Pertenceu à sepultura de Pero Jaques Correia, que, segundo documentos existentes no arquivo da Misericórdia de Lagos, deve ter morrido cerca de l5o8.

Era natural de Lagos, Fidalgo da Casa Real e Conselheiro d´El-Rei. Foi comendador de Bouças e D. Afonso V em recompensa dos seus serviços, prestados no Reino e em África, deu-lhe em 1473 o Paul da Bordeira e Bordalete.

Em 1490 estando em construção o aqueduto de alvenaria, que D. João II mandou construir e que do Paul conduz ainda hoje a água para a Cidade ", recusou-se Pero Jaques o Comendador a esse pagamento, e o mesmo fizeram outros vassalões, moradores na Villa e termo ".

Desse facto se queixaram os moradores de Lagos, nas cortes que em Évora se realizaram em 1490, sendo seu procurador Soeiro da Costa, descendente, de certo, do célebre navegador do mesmo nome e que tem sido com ele confundido algumas vezes.

Mas vamos à lápide.

Este lugar pequeno coube em sorte depois de dar ao Mundo despedida a Pero Jaques Correia e sua consorte o corpo está aqui que o pôs a morte a alma esta donde a pôs a vida.

É pena não poder averiguar-se o nome do autor desta filosofia tão espirituosa.

Vê-se bem que não foi o morto que em vida teria mandado gravar o seu epitáfio, como muitas vezes sucedia.

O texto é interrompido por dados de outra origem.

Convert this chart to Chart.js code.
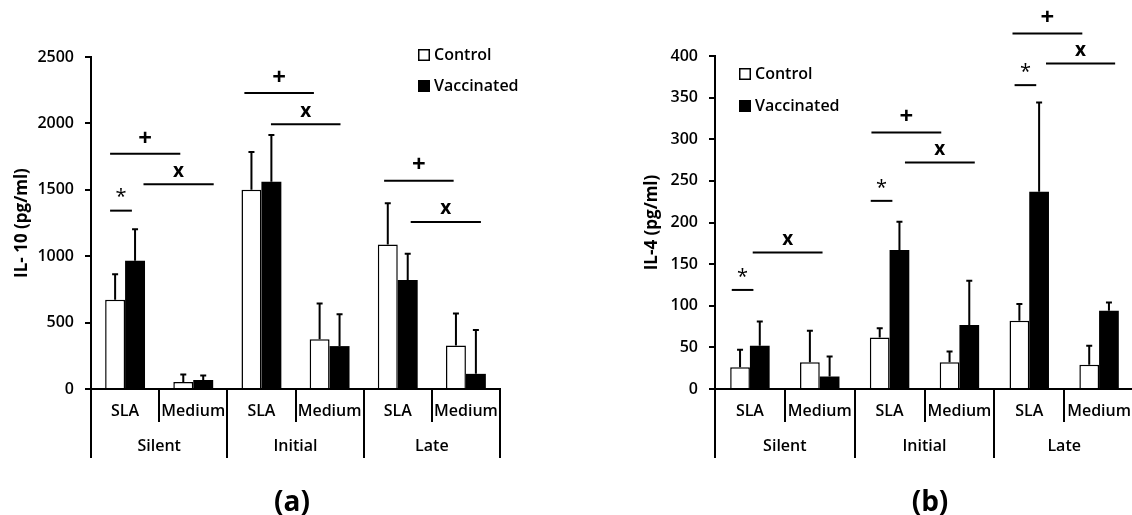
<!DOCTYPE html>
<html>
<head>
<meta charset="utf-8">
<script src="https://cdn.jsdelivr.net/npm/chart.js@4"></script>
<style>
  html, body { margin: 0; padding: 0; background: #fff; overflow: hidden; }
  body { width: 1132px; height: 515px; position: relative; }
  .panel { position: absolute; top: 0; height: 515px; }
  .cap { position: absolute; top: 481px; width: 100px; text-align: center; line-height: 34px;
         font: bold 28px 'Open Sans', sans-serif; color: #000; }
</style>
</head>
<body>
<div class="panel" style="left:0;width:560px"><canvas id="il10Chart" width="560" height="515"></canvas></div>
<div class="panel" style="left:600px;width:560px"><canvas id="il4Chart" width="560" height="515"></canvas></div>
<div class="cap" style="left:242px">(a)</div>
<div class="cap" style="left:880px">(b)</div>
<script>
// Categories
const subLabels = ['SLA', 'Medium', 'SLA', 'Medium', 'SLA', 'Medium'];
const groupLabels = ['Silent', 'Initial', 'Late'];
const seriesNames = ['Control', 'Vaccinated'];

// (a) IL-10, mean and SD
const il10Control = [672, 53, 1501, 374, 1089, 328];
const il10ControlSD = [192, 56, 283, 270, 310, 240];
const il10Vacc = [965, 68, 1560, 323, 821, 114];
const il10VaccSD = [237, 33, 353, 240, 197, 330];
const il10Ticks = [0, 500, 1000, 1500, 2000, 2500];
// significance bars: [symbol, from (category index), to, level]
const il10Sig = [
  ['*', -0.22, 0.10, 1343],
  ['+', -0.22, 0.81, 1772],
  ['x', 0.27, 1.30, 1541],
  ['+', 1.75, 2.77, 2229],
  ['x', 2.14, 3.16, 1993],
  ['+', 3.80, 4.82, 1569],
  ['x', 4.19, 5.22, 1257]
];

// (b) IL-4, mean and SD
const il4Control = [26, 32, 62, 32, 82, 29];
const il4ControlSD = [21, 38, 11, 13, 20, 23];
const il4Vacc = [52, 15, 167, 77, 237, 94];
const il4VaccSD = [29, 24, 34, 53, 107, 10];
const il4Ticks = [0, 50, 100, 150, 200, 250, 300, 350, 400];
const il4Sig = [
  ['*', -0.26, 0.05, 119],
  ['x', 0.04, 1.04, 164],
  ['*', 1.73, 2.04, 226],
  ['+', 1.74, 2.74, 308],
  ['x', 2.22, 3.22, 272],
  ['*', 3.79, 4.10, 365],
  ['+', 3.76, 4.76, 427],
  ['x', 4.24, 5.23, 391]
];

Chart.defaults.font.family = "'Open Sans', sans-serif";
Chart.defaults.font.size = 16;
Chart.defaults.font.weight = '600';
Chart.defaults.color = '#000';

// error bars (upper only, with cap)
const errorBars = {
  id: 'errorBars',
  afterDatasetsDraw(chart) {
    const ctx = chart.ctx;
    const y = chart.scales.y;
    ctx.save();
    ctx.strokeStyle = '#000';
    ctx.lineWidth = 2;
    chart.data.datasets.forEach((ds, di) => {
      chart.getDatasetMeta(di).data.forEach((bar, i) => {
        const top = y.getPixelForValue(ds.data[i] + ds.sd[i]);
        ctx.beginPath();
        ctx.moveTo(bar.x, bar.y);
        ctx.lineTo(bar.x, top);
        ctx.moveTo(bar.x - 3, top);
        ctx.lineTo(bar.x + 3, top);
        ctx.stroke();
      });
    });
    ctx.restore();
  }
};

// significance lines with symbol above
const sigMarks = {
  id: 'sigMarks',
  afterDraw(chart, args, opts) {
    const ctx = chart.ctx;
    const x = chart.scales.x, y = chart.scales.y;
    const lift = { '*': 13, '+': 15, 'x': 13 };
    const font = { '*': '20px', '+': 'bold 24px', 'x': 'bold 19px' };
    ctx.save();
    ctx.strokeStyle = '#000';
    ctx.fillStyle = '#000';
    ctx.lineWidth = 2;
    ctx.textAlign = 'center';
    ctx.textBaseline = 'middle';
    opts.marks.forEach(([sym, from, to, level]) => {
      const x1 = x.getPixelForValue(from), x2 = x.getPixelForValue(to);
      const py = y.getPixelForValue(level);
      ctx.beginPath();
      ctx.moveTo(x1, py);
      ctx.lineTo(x2, py);
      ctx.stroke();
      ctx.font = font[sym] + " 'Open Sans', sans-serif";
      ctx.fillText(sym, (x1 + x2) / 2, py - lift[sym]);
    });
    ctx.restore();
  }
};

// small square legend inside the plot
const boxLegend = {
  id: 'boxLegend',
  afterDraw(chart, args, opts) {
    const ctx = chart.ctx;
    ctx.save();
    ctx.font = "600 16px 'Open Sans', sans-serif";
    ctx.textBaseline = 'middle';
    ctx.textAlign = 'left';
    chart.data.datasets.forEach((ds, i) => {
      const top = opts.y + i * opts.gap;
      ctx.fillStyle = ds.backgroundColor;
      ctx.fillRect(opts.x, top, 12, 12);
      ctx.strokeStyle = '#000';
      ctx.lineWidth = 1.5;
      ctx.strokeRect(opts.x + 0.75, top + 0.75, 10.5, 10.5);
      ctx.fillStyle = '#000';
      ctx.fillText(ds.label, opts.x + 16, top + 6);
    });
    ctx.restore();
  }
};

function makeChart(id, cfg) {
  const ticks = cfg.ticks;
  return new Chart(document.getElementById(id), {
    type: 'bar',
    data: {
      labels: subLabels,
      datasets: [
        { label: seriesNames[0], data: cfg.control, sd: cfg.controlSD, backgroundColor: '#fff',
          borderColor: '#000', borderWidth: 1.5, barPercentage: 1, categoryPercentage: cfg.catPct },
        { label: seriesNames[1], data: cfg.vacc, sd: cfg.vaccSD, backgroundColor: '#000',
          borderColor: '#000', borderWidth: 0, barPercentage: 1, categoryPercentage: cfg.catPct }
      ]
    },
    options: {
      responsive: false,
      animation: false,
      devicePixelRatio: 1,
      layout: { padding: { top: cfg.padTop, right: cfg.padRight, bottom: 57, left: 0 } },
      plugins: {
        legend: { display: false },
        tooltip: { enabled: false },
        sigMarks: { marks: cfg.sig },
        boxLegend: cfg.legend
      },
      scales: {
        y: {
          min: ticks[0],
          max: ticks[ticks.length - 1],
          ticks: { stepSize: ticks[1] - ticks[0], padding: 11, callback: v => String(v) },
          grid: { drawOnChartArea: false, tickLength: 6, color: '#000', lineWidth: 2 },
          border: { color: '#000', width: 2 },
          title: { display: true, text: cfg.yTitle, font: { size: 17, weight: 'bold' },
                   padding: { top: cfg.titlePad, bottom: 0 } },
          afterFit: s => { s.width = cfg.yWidth; }
        },
        x: {
          ticks: { padding: -20, autoSkip: false, maxRotation: 0 },
          grid: { offset: true, drawOnChartArea: false, tickLength: 33, color: '#000', lineWidth: 2 },
          border: { color: '#000', width: 2 },
          afterFit: s => { s.height = 33; }
        },
        x2: {
          type: 'category',
          labels: groupLabels,
          position: 'bottom',
          weight: 1,
          offset: true,
          ticks: { padding: -21, autoSkip: false, maxRotation: 0 },
          grid: { offset: true, drawOnChartArea: false, tickLength: 36, color: '#000', lineWidth: 2 },
          border: { display: false },
          afterFit: s => { s.height = 36; }
        }
      }
    },
    plugins: [errorBars, sigMarks, boxLegend]
  });
}

makeChart('il10Chart', {
  control: il10Control, controlSD: il10ControlSD, vacc: il10Vacc, vaccSD: il10VaccSD,
  ticks: il10Ticks, sig: il10Sig, yTitle: 'IL- 10 (pg/ml)',
  yWidth: 91, titlePad: 12, padTop: 57, padRight: 60, catPct: 0.585,
  legend: { x: 418, y: 49, gap: 31 }
});

makeChart('il4Chart', {
  control: il4Control, controlSD: il4ControlSD, vacc: il4Vacc, vaccSD: il4VaccSD,
  ticks: il4Ticks, sig: il4Sig, yTitle: 'IL-4 (pg/ml)',
  yWidth: 115, titlePad: 42, padTop: 56, padRight: 26, catPct: 0.565,
  legend: { x: 139, y: 68, gap: 32 }
});
</script>
</body>
</html>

Talvez um desses frades amáveis e espertos, que conhecendo bem Pero Jaques, inteligentemente lançou mão da filosofia para não ferir a memória do Comendador.

Não disse nem bem nem mal. . . "a alma está donde a pôs a vida": conforme a vida que levou assim a alma estará no Céu ou no inferno. Ele epitafista não quis tomar a responsabilidade de o afirmar. Faria bem? Talvez que Pero Jaques Correia, o Comendador, tivesse levado vida que nem sempre fosse de louvar.